VOICE — the ISKCON Poona-based Vedic Oasis for Culture, Inspiration and Education — is making a big splash.
There are sixty VOICE training centers located next to colleges throughout India. Around 2,000 students are currently living in them and seriously practicing Krishna consciousness. And a further one to two thousand are in the process of being introduced to the path of devotion.
It all started in 1995. Radheshyam Das, then a devotee for just one year, was sent from the ISKCON Chowpatty temple in Mumbai, where he had joined, to Poona — the second largest city in the Western Indian state of Maharashtra — to assist with outreach.
Radheshyam had been a mechanical engineering student at IIT Mumbai, so he knew how to reach the student community. He wrote a series of books — Discover Yourself, Your Best Friend, Your Secret Journey, and Victory Over Death — in which he presented Srila Prabhupada’s teachings with a scientific flair that students could appreciate.
Using these, he began preaching in a handful of colleges. The program took off, and has been growing to this day.
Students attend a class at a VOICE Center
Now VOICE Centers are located at Indian Institutes of Technology and National Institutes of Technology around the country. There are twenty established and ten just launched centers in Poona itself. A further twenty in Kolkata and ten in Kanpur have been established by Poona devotees and then handed over to local devotees.
“Modern day youth are mixing freely between men and women, taking all types of intoxicants, and losing respect for their parents and teachers,” Radheshyam says. “They are becoming characterless. It is happening now in India on a large scale. Parents are worried, colleges are seeking help — asking for educational courses to teach their students character and morality — and companies are concerned that staff joining them will not be of good quality.”

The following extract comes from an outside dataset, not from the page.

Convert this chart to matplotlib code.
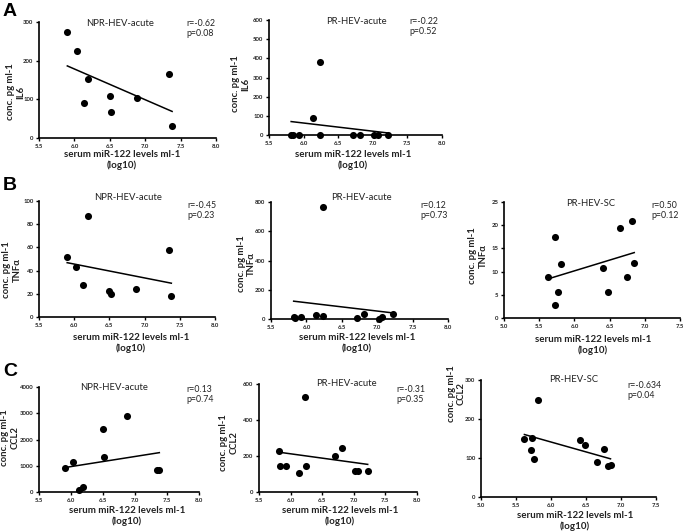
import numpy as np
import matplotlib
matplotlib.use("Agg")
import matplotlib.pyplot as plt

plt.rcParams['font.family'] = ['Lato', 'DejaVu Sans']

W, H = 685, 531

# ---------------- data ----------------
npr_x = [5.90, 6.03, 6.13, 6.19, 6.50, 6.52, 6.88, 7.34, 7.38]
npr_il6 = [273, 225, 91, 153, 109, 67, 103, 166, 32]
npr_tnf = [52, 43, 28, 87, 22, 20, 24.5, 58, 18]
npr_ccl2 = [896, 1130, 90, 200, 2400, 1350, 2880, 820, 820]

pra_x = [5.82, 5.84, 5.93, 6.13, 6.23, 6.24, 6.71, 6.82, 7.02, 7.07, 7.22]
pra_il6 = [0, 0, 0, 90, 383, 0, 0, 0, 0, 0, 0]
pra_tnf = [11, 9, 14, 28, 763, 21, 9, 35, 0, 14, 35]
pra_ccl2 = [227, 145, 145, 106, 527, 147, 199, 247, 119, 115, 115]

prsc_x = [5.62, 5.72, 5.73, 5.76, 5.81, 6.41, 6.48, 6.65, 6.75, 6.82, 6.85]
prsc_tnf = [8.9, 2.9, 17.4, 5.6, 11.7, 10.7, 5.6, 19.3, 8.9, 20.9, 11.9]
prsc_ccl2 = [150, 120, 152, 97, 248, 146, 134, 89, 122, 79, 82]

titles = ["NPR-HEV-acute", "PR-HEV-acute", "PR-HEV-SC"]
stats = {
    "A1": ("r=-0.62", "p=0.08"), "A2": ("r=-0.22", "p=0.52"),
    "B1": ("r=-0.45", "p=0.23"), "B2": ("r=0.12", "p=0.73"), "B3": ("r=0.50", "p=0.12"),
    "C1": ("r=0.13", "p=0.74"), "C2": ("r=-0.31", "p=0.35"), "C3": ("r=-0.634", "p=0.04"),
}
xlabel = "serum miR-122 levels ml-1\n(log10)"
ylab1 = "conc. pg ml-1"

fig = plt.figure(figsize=(W / 100, H / 100), dpi=100)
TXT = '#222222'


def ftext(x, y, s, **kw):
    fig.text(x / W, 1 - y / H, s, color=TXT, **kw)


def panel(box, x, y, xlim, xticks, ylim, yticks, title, tpos, stat, spos, ylab2, ylpos, xlpos):
    l, r, t, b = box
    ax = fig.add_axes([l / W, 1 - b / H, (r - l) / W, (b - t) / H])
    ax.scatter(x, y, s=26, color='black', zorder=3, clip_on=False, linewidths=0)
    k, c = np.polyfit(x, y, 1)
    xs = np.array([min(x), max(x)])
    ax.plot(xs, k * xs + c, color='black', lw=1.1, zorder=2)
    ax.set_xlim(*xlim)
    ax.set_ylim(*ylim)
    ax.set_xticks(xticks)
    ax.set_xticklabels([f"{v:.1f}" for v in xticks])
    ax.set_yticks(yticks)
    ax.set_yticklabels([f"{int(v)}" for v in yticks])
    for s in ['top', 'right']:
        ax.spines[s].set_visible(False)
    for s in ['left', 'bottom']:
        ax.spines[s].set_linewidth(1.2)
    ax.tick_params(length=2.5, width=1.0, labelsize=4.3, pad=1.5, colors='black', labelcolor=TXT)
    for lab in ax.get_xticklabels() + ax.get_yticklabels():
        lab.set_fontweight('bold')
    ftext(tpos[0], tpos[1], title, fontsize=6.8, ha='center', va='center')
    ftext(spos[0], spos[1], stat[0], fontsize=6.3, ha='left', va='center')
    ftext(spos[0], spos[1] + 10, stat[1], fontsize=6.3, ha='left', va='center')
    ftext(xlpos[0], xlpos[1], xlabel, fontsize=7, ha='center', va='center',
          fontweight='bold', linespacing=1.25)
    ftext(ylpos[0] - 5, ylpos[1], ylab1, fontsize=6.8, ha='center', va='center',
          rotation=90, fontweight='bold')
    ftext(ylpos[0] + 5, ylpos[1], ylab2, fontsize=6.8, ha='center', va='center',
          rotation=90, fontweight='bold')
    return ax


xt1 = [5.5, 6.0, 6.5, 7.0, 7.5, 8.0]
xt2 = [5.0, 5.5, 6.0, 6.5, 7.0, 7.5]

panel((39, 216, 22, 138), npr_x, npr_il6, (5.5, 8.0), xt1, (0, 300), [0, 100, 200, 300],
      titles[0], (120, 23), stats["A1"], (186, 23), "IL6", (16, 92), (122, 160))
panel((269, 442, 20, 135), pra_x, pra_il6, (5.5, 8.0), xt1, (0, 600), [0, 100, 200, 300, 400, 500, 600],
      titles[1], (356, 21), stats["A2"], (409, 22), "IL6", (241, 84), (353, 160))
panel((39, 215, 201, 317), npr_x, npr_tnf, (5.5, 8.0), xt1, (0, 100), [0, 20, 40, 60, 80, 100],
      titles[0], (128, 197), stats["B1"], (187, 205), "TNFα", (12, 270), (131, 343))
panel((271, 448, 202, 319), pra_x, pra_tnf, (5.5, 8.0), xt1, (0, 800), [0, 200, 400, 600, 800],
      titles[1], (361, 197), stats["B2"], (420, 205), "TNFα", (246, 264), (357, 343))
panel((504, 680, 202, 318), prsc_x, prsc_tnf, (5.0, 7.5), xt2, (0, 25), [0, 5, 10, 15, 20, 25],
      titles[2], (591, 203), stats["B3"], (651, 205), "TNFα", (478, 256), (593, 345))
panel((39, 199, 387, 492), npr_x, npr_ccl2, (5.5, 8.0), xt1, (0, 4000), [0, 1000, 2000, 3000, 4000],
      titles[0], (114, 387), stats["C1"], (186, 390), "CCL2", (10, 438), (127, 516))
panel((259, 417, 384, 492), pra_x, pra_ccl2, (5.5, 8.0), xt1, (0, 600), [0, 200, 400, 600],
      titles[1], (346, 384), stats["C2"], (396, 389), "CCL2", (229, 443), (340, 516))
panel((481, 656, 380, 497), prsc_x, prsc_ccl2, (5.0, 7.5), xt2, (0, 300), [0, 100, 200, 300],
      titles[2], (574, 379), stats["C3"], (627, 385), "CCL2", (456, 394), (575, 521))

for letter, (lx, ly) in {"A": (10, 11), "B": (10, 186), "C": (10, 371)}.items():
    fig.text(lx / W, 1 - ly / H, letter, fontsize=14, fontweight='bold', ha='center', va='center',
             family=['Liberation Sans', 'DejaVu Sans'])

fig.savefig("out.png", dpi=100)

It’s this quality, more than quantity, that VOICE is interested in. To make a difference, VOICE devotee personnel first visit a college in professional attire, and offer programs there on broad topics such as stress management, the art of self management, and the power of habits to five or six hundred students at one time.
Students dancing and chanting the Holy Name at a VOICE Center
They then offer about 150 students who are interested a six-session program called Discover Yourself on the basics of spirituality. Next, they give sixty to seventy who want to go further a five-session course on the essence of Bhagavad-gita.
Eventually, they whittle the group down to just twenty-five sincere, serious students (in some locations, forty or fifty).
These reside at their local VOICE Center, which Radheshyam describes as “like a mini ISKCON temple.”
There the students chant sixteen rounds of the maha-mantra every day, follow the four regulative principles — no meat-eating, no intoxication, no gambling and no illicit sex — and attend a full traditional temple morning program. During the day, they attend college, and in the evening do their college homework.
Students also put on dramas, have debate competitions, and learn public speaking. They are taught Vaishnava etiquette, how to play mridanga and kartals, and how to put on dhoti, kurta and tilak.
Students study Bhagavad-gita at a VOICE Center
Students are also trained in leadership. Each VOICE Center has a Project Advisor who is a senior devotee, and a Project Manager — responsible for the daily running of the center. Under them are students who take on a variety of leadership roles including preaching coordinator, internal manager, and kirtan head.
“We call our system a ‘tech age gurukula,” says Radheshyam. “Because the students get the best of both worlds — they get Vedic knowledge and their material degree, so they can go and take up a professional job and earn a living. But with their spiritual training, even after they get married and have children, they will raise their family very nicely in a devotional direction.”
VOICE students are trained so well in character and leadership, and are so often at the top of their class, that college teachers and directors are full of admiration.
“They appreciate our training program very much,” Radheshyam says. “Since we opened our new Vedic Cultural Center in Poona, many principals of colleges and schools are coming and asking us to please start something at their college. The director of NIT Suratkal was so pleased that he requested us, ‘I want this training to be given for the whole college.’”
Hundreds gather at Prerana, a monthly festival for students
While Radheshyam explained to the director that not everyone may be ready for training that requires such commitment and such a regulated lifestyle, he does plan to launch a more easily digestible program in the future which will be able to accommodate two to three thousand students per college.
Meanwhile, some students of the current VOICE program have moved to different parts of the world to pursue their professional careers, and others have even become professors at the same colleges they were educated at. But all are setting excellent examples for their students, employees, or co-workers.
“Good leadership qualities are declining very badly in modern times,” Radhesyam says. “We want to train our students in good character, competency in their field, and devotion to Lord Krishna and the Holy Name. And we want to create a class of leaders in society. Because as we have seen, anybody who becomes a proper devotee of Krishna, and develops character, competence, and devotion, becomes a very valuable element for society, and can bring about genuine happiness for all.”